>> Begin

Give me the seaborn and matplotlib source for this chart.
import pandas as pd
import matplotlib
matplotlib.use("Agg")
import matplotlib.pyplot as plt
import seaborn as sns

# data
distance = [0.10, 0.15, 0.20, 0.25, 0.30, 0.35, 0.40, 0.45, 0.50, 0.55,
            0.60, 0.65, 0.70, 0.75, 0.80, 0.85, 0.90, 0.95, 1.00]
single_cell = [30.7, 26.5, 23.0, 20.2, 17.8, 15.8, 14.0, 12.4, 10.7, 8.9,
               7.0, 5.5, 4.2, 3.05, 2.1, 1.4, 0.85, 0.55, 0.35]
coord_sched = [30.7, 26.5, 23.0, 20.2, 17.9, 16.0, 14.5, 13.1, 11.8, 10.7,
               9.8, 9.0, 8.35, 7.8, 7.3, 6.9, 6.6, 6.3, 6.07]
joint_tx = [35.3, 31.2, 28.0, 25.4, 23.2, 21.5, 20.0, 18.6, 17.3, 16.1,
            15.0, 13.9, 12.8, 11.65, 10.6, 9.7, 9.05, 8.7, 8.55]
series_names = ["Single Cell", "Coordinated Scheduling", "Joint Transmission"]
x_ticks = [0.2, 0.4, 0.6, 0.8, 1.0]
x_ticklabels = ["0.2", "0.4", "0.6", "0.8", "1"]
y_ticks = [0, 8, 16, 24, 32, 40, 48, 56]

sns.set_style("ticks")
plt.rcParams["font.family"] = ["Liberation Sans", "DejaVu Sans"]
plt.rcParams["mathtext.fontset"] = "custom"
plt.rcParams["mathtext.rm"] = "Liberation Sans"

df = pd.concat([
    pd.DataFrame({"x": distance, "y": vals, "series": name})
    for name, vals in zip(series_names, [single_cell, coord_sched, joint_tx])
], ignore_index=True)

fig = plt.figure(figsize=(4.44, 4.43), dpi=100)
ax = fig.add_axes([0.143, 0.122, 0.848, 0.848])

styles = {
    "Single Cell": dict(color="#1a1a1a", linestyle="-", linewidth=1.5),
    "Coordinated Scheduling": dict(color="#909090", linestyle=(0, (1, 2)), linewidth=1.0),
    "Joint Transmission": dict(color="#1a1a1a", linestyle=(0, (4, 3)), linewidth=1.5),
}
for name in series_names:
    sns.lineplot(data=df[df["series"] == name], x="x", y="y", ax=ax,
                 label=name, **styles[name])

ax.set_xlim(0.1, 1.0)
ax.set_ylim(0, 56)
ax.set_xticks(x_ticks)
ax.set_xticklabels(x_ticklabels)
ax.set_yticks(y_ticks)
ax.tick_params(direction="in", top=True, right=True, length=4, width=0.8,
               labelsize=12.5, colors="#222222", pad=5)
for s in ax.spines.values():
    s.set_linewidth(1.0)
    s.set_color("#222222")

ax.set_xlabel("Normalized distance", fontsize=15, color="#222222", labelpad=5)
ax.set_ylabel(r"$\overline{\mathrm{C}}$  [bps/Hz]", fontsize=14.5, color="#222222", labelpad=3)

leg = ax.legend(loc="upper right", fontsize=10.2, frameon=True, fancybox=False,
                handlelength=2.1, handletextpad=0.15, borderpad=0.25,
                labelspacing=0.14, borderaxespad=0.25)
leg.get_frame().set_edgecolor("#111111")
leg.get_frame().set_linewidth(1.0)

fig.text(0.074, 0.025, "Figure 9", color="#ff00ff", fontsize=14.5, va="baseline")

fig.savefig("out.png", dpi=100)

>> End

Which lines hold the string "matplotlib"? List them all.

Give me the seaborn and matplotlib source for this chart.
import matplotlib
matplotlib.use("Agg")
import matplotlib.pyplot as plt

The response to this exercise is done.